Without the pictures, repeat the listing character for character.
++++ Data shown
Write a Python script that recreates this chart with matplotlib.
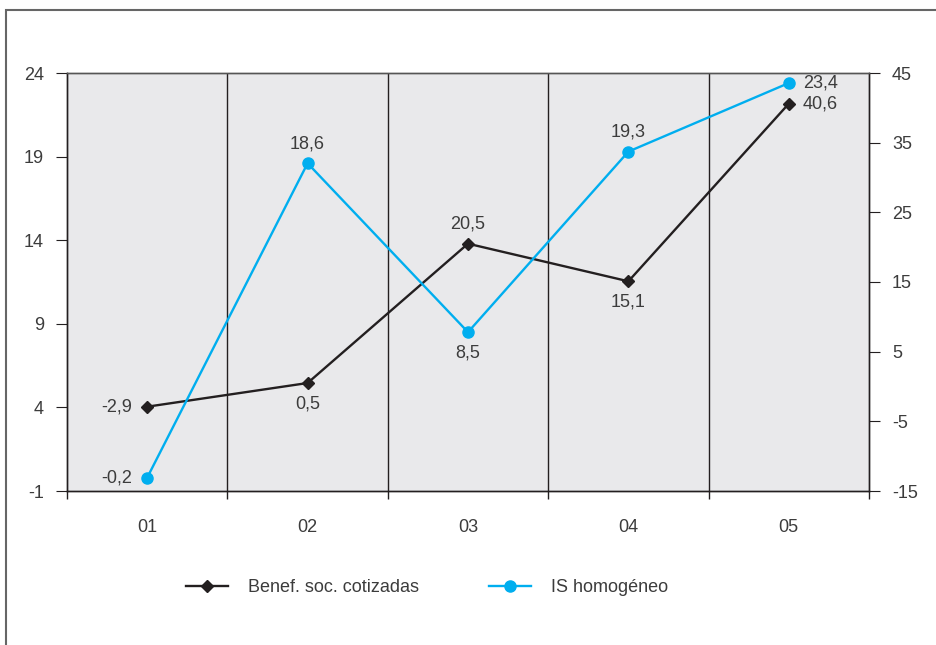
import matplotlib
matplotlib.use("Agg")
import matplotlib.pyplot as plt
from matplotlib.patches import Rectangle

categories = ["01", "02", "03", "04", "05"]
benef = [-2.9, 0.5, 20.5, 15.1, 40.6]      # right axis
is_hom = [-0.2, 18.6, 8.5, 19.3, 23.4]     # left axis
left_ticks = [-1, 4, 9, 14, 19, 24]
right_ticks = [-15, -5, 5, 15, 25, 35, 45]

benef_pos = ["left", "below", "above", "below", "right"]
is_pos = ["left", "above", "below", "above", "right"]

plt.rcParams['font.family'] = ['Liberation Sans', 'DejaVu Sans']
plt.rcParams['axes.unicode_minus'] = False
TXT = "#3c3c3c"
BLUE = "#00AEEF"
BLACK = "#231F20"
FS = 13

fig = plt.figure(figsize=(9.36, 6.45), dpi=100)
fig.patches.append(Rectangle((6/936, -0.1), 1.2, 1 - 10/645 + 0.1, transform=fig.transFigure,
                             fill=False, edgecolor="#666666", linewidth=1.5))

ax2 = fig.add_axes([67/936, 1 - 491/645, (869 - 67)/936, (491 - 73)/645])
ax = ax2.twinx()
ax.yaxis.tick_left()
ax2.yaxis.tick_right()
ax.set_zorder(3)
ax.patch.set_visible(False)
ax2.set_facecolor("#E9E9EB")

x = list(range(len(categories)))
ax2.set_xlim(-0.5, len(categories) - 0.5)
ax2.set_ylim(right_ticks[0], right_ticks[-1])
ax.set_ylim(left_ticks[0], left_ticks[-1])
ax.set_yticks(left_ticks)
ax2.set_yticks(right_ticks)

for b in [i + 0.5 for i in range(len(categories) - 1)]:
    ax2.axvline(b, color=BLACK, linewidth=1.0, zorder=1)

ax2.plot(x, benef, color=BLACK, linewidth=1.7, marker="D", markersize=6.5, zorder=3)
ax.plot(x, is_hom, color=BLUE, linewidth=1.7, marker="o", markersize=8, zorder=3)

def annotate(a, xs, ys, pos):
    for xi, yi, p in zip(xs, ys, pos):
        s = f"{yi:.1f}".replace(".", ",")
        if p == "left":
            off, ha, va = (-11, 0), "right", "center"
        elif p == "right":
            off, ha, va = (10, 0), "left", "center"
        elif p == "above":
            off, ha, va = (0, 8), "center", "bottom"
        else:
            off, ha, va = (0, -9), "center", "top"
        a.annotate(s, (xi, yi), xytext=off, textcoords="offset points", ha=ha, va=va,
                   fontsize=FS, color=TXT)

annotate(ax2, x, benef, benef_pos)
annotate(ax, x, is_hom, is_pos)

ax2.set_xticks([i - 0.5 for i in range(len(categories) + 1)])
ax2.set_xticklabels([])
ax2.set_xticks(x, minor=True)
ax2.set_xticklabels(categories, minor=True)
ax2.tick_params(axis="x", which="major", direction="out", length=6, color=BLACK, width=1)
ax2.tick_params(axis="x", which="minor", length=0, pad=20.5, labelsize=FS, labelcolor=TXT)
ax2.tick_params(axis="y", direction="out", length=8, color=BLACK, pad=8.5, labelsize=FS, labelcolor=TXT)
ax.tick_params(axis="y", direction="out", length=8, color=BLACK, pad=8.5, labelsize=FS, labelcolor=TXT)
ax.set_xlim(ax2.get_xlim())

for a in (ax, ax2):
    for side, sp in a.spines.items():
        sp.set_color(BLACK)
        sp.set_linewidth(1.0)
    a.spines["top"].set_color("#555555")

h1, = ax2.plot([], [], color=BLACK, linewidth=1.7, marker="D", markersize=6.5)
h2, = ax.plot([], [], color=BLUE, linewidth=1.7, marker="o", markersize=8)
fig.legend([h1, h2], ["Benef. soc. cotizadas", "IS homogéneo"], loc="center",
           bbox_to_anchor=(427/936, 1 - 588/645), ncol=2, frameon=False, fontsize=FS,
           handlelength=2.3, handletextpad=1.1, columnspacing=3.9, labelcolor=TXT)

fig.savefig("out.png", dpi=100)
++++++++
Full answer
Write a Python script that recreates this chart with matplotlib.
import matplotlib
matplotlib.use("Agg")
import matplotlib.pyplot as plt
from matplotlib.patches import Rectangle

categories = ["01", "02", "03", "04", "05"]
benef = [-2.9, 0.5, 20.5, 15.1, 40.6]      # right axis
is_hom = [-0.2, 18.6, 8.5, 19.3, 23.4]     # left axis
left_ticks = [-1, 4, 9, 14, 19, 24]
right_ticks = [-15, -5, 5, 15, 25, 35, 45]

benef_pos = ["left", "below", "above", "below", "right"]
is_pos = ["left", "above", "below", "above", "right"]

plt.rcParams['font.family'] = ['Liberation Sans', 'DejaVu Sans']
plt.rcParams['axes.unicode_minus'] = False
TXT = "#3c3c3c"
BLUE = "#00AEEF"
BLACK = "#231F20"
FS = 13

fig = plt.figure(figsize=(9.36, 6.45), dpi=100)
fig.patches.append(Rectangle((6/936, -0.1), 1.2, 1 - 10/645 + 0.1, transform=fig.transFigure,
                             fill=False, edgecolor="#666666", linewidth=1.5))

ax2 = fig.add_axes([67/936, 1 - 491/645, (869 - 67)/936, (491 - 73)/645])
ax = ax2.twinx()
ax.yaxis.tick_left()
ax2.yaxis.tick_right()
ax.set_zorder(3)
ax.patch.set_visible(False)
ax2.set_facecolor("#E9E9EB")

x = list(range(len(categories)))
ax2.set_xlim(-0.5, len(categories) - 0.5)
ax2.set_ylim(right_ticks[0], right_ticks[-1])
ax.set_ylim(left_ticks[0], left_ticks[-1])
ax.set_yticks(left_ticks)
ax2.set_yticks(right_ticks)

for b in [i + 0.5 for i in range(len(categories) - 1)]:
    ax2.axvline(b, color=BLACK, linewidth=1.0, zorder=1)

ax2.plot(x, benef, color=BLACK, linewidth=1.7, marker="D", markersize=6.5, zorder=3)
ax.plot(x, is_hom, color=BLUE, linewidth=1.7, marker="o", markersize=8, zorder=3)

def annotate(a, xs, ys, pos):
    for xi, yi, p in zip(xs, ys, pos):
        s = f"{yi:.1f}".replace(".", ",")
        if p == "left":
            off, ha, va = (-11, 0), "right", "center"
        elif p == "right":
            off, ha, va = (10, 0), "left", "center"
        elif p == "above":
            off, ha, va = (0, 8), "center", "bottom"
        else:
            off, ha, va = (0, -9), "center", "top"
        a.annotate(s, (xi, yi), xytext=off, textcoords="offset points", ha=ha, va=va,
                   fontsize=FS, color=TXT)

annotate(ax2, x, benef, benef_pos)
annotate(ax, x, is_hom, is_pos)

ax2.set_xticks([i - 0.5 for i in range(len(categories) + 1)])
ax2.set_xticklabels([])
ax2.set_xticks(x, minor=True)
ax2.set_xticklabels(categories, minor=True)
ax2.tick_params(axis="x", which="major", direction="out", length=6, color=BLACK, width=1)
ax2.tick_params(axis="x", which="minor", length=0, pad=20.5, labelsize=FS, labelcolor=TXT)
ax2.tick_params(axis="y", direction="out", length=8, color=BLACK, pad=8.5, labelsize=FS, labelcolor=TXT)
ax.tick_params(axis="y", direction="out", length=8, color=BLACK, pad=8.5, labelsize=FS, labelcolor=TXT)
ax.set_xlim(ax2.get_xlim())

for a in (ax, ax2):
    for side, sp in a.spines.items():
        sp.set_color(BLACK)
        sp.set_linewidth(1.0)
    a.spines["top"].set_color("#555555")

h1, = ax2.plot([], [], color=BLACK, linewidth=1.7, marker="D", markersize=6.5)
h2, = ax.plot([], [], color=BLUE, linewidth=1.7, marker="o", markersize=8)
fig.legend([h1, h2], ["Benef. soc. cotizadas", "IS homogéneo"], loc="center",
           bbox_to_anchor=(427/936, 1 - 588/645), ncol=2, frameon=False, fontsize=FS,
           handlelength=2.3, handletextpad=1.1, columnspacing=3.9, labelcolor=TXT)

fig.savefig("out.png", dpi=100)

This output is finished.